A version of this article was also recently published on the Express Tribune Blogs here.
After an indubitably glorious victory against India in the Asia Cup cricket match this past Sunday, ardent Pakistani fans, all across the world, have indeed found various ways to celebrate this euphoric occasion. While some celebrations are fun and safe, others are not. And, by this, I am referring to the infamous aerial firing — or, in other words, open firing bullets into the air — which is a common practice in many places and cultures around the world, within South and Central Asia, Middle East, and South America.
While aerial firing is a widespread practice throughout Pakistan, it is particularly customary in the Khyber-Pakhtunkhwa region where gun shots are often known to be fired up in the air in sheer rejoice. Celebrations enumerating aerial firings include weddings, the birth of a male child, and other occasions, such as sport and election victories.
Not surprisingly, Pakistan’s recent win against India elicited this extremely dangerous practice in the region’s illustrious city of Peshawar shortly after Shahid Afridi scored incredible back-to-back sixes that resulted in the remarkable win. One honestly can’t help but wonder why such an occasion — any occasion — would be celebrated in this way, while failing to realize just how violent and dangerous it is. The questions that keep gnawing at me are: What do these people — men — achieve from firing random bullets up in the air anyway? Does it give them some sort of uncanny gratification? Authority, perhaps? Or do they do it simply out of show? What could be going through their minds to enable them to grab such dangerous weapons and fire bullets into the sky? And while we know that such aerial firings are done with good intentions, it is quite blatant, however, that the practice does more harm than good.

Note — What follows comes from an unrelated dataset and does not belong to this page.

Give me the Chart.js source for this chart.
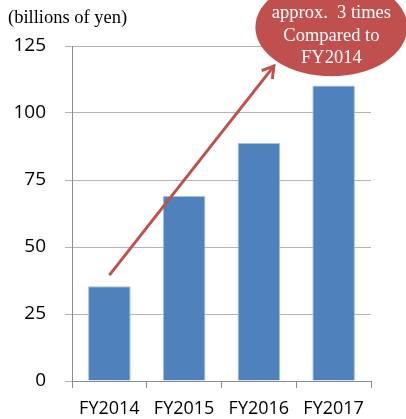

Traditionally, it appears that guns are, and have been, perceived as a status symbol, signifying power and prestige, where the flagrant firing of a large, heavy and powerful weapon such as the Kalashnikov is profoundly and perhaps even psychologically associated with a raw sense of masculine pride. Yet, there are countless reports and incidents delineating cases where innocent people, in nearby towns and villages, have been hit and killed by the stray bullets. As a matter of fact, in a similar article published by the Express Tribune a couple of months ago, it was mentioned that according to the Human Rights Commission of Pakistan (HRCP), around 81 people — which includes men, women, and children — were killed by stray bullets alone in the highly populated and urbanized city of Karachi, which is one of the major cities in the nation that popularizes aerial firing.
Unfortunately, despite the fact that the practice of aerial firing has been banned within the limits of the Peshawar district, as it has led to countless injuries and fatalities, many still continue to practice it persistently, and carelessly, violating the law. What’s even more distressing is that we witness these imprudent acts of aerial firing day after day as many have either not comprehended or simply forgotten to pay heed to the essential aphorism: “What goes up must come down.” Hence, what normally starts out in joy and celebration sometimes ends up in grief and tragedy.
I also blame the media for further relegating what is and should be an issue that needs immediate attention. It was particularly distasteful that Shahid Afridi’s younger brother was publicized being involved in a series of aerial firings, cheering and celebrating his brother’s incredible performance in winning the match; this is not only recent but also goes as far back as 2009, when Pakistan won the T20 World cup. And considering the famed popularity of Afridi all over the world, his zealous fans would more than likely follow in the footsteps of his brother, believing that aerial firings are not only “cool” and “fun,” but that it is the accepted norm to celebrate such a joyous occasion. This, as a result poses great problems and threats, especially among Pakistani youths. They need to understand that aerial firings are neither “cool” nor “fun,” but extremely dangerous, posing great risks to people’s lives.
Hence, I feel that the media is liable to ensure that it does not positively showcase nor support such a belligerent and unappealing method of celebrating, as it not only encourages and promotes aerial firing, but it also undermines the seriousness of the issue.
Undoubtedly, places within the Khyber-Pakhtunkhwa region, as well as Pakistan overall, are already facing countless social and political problems: from the lack of human rights to blatant militancy and terrorism that has enveloped parts of the nation time and again in utter despair. Not a day goes by that we learn about the lives of innocent women, men and children being lost to suicide bombers and other such murderous atrocities. And while these acts of terrorism are inexorable, causing death and casualties at an alarming rate, those that are caused by aerial firings, on the other hand, can actually be avoided. As a matter of fact, they can be eradicated all together.
Aerial firings are not cool. Not only are they highly unethical but those who do engage in it need to realize just how senseless and obtuse an act it is as well. There is no need to indulge in such superfluous violence when there are clearly other, much more fun and safer, ways to celebrate a joyful occasion — one that will not end in tragedy and despair.
Guns are not toys and should not be treated as such, as people’s lives are at stake. It’s time we, as a nation that is aiming to be more progressive and civilized, stopped being so irresponsible with our actions.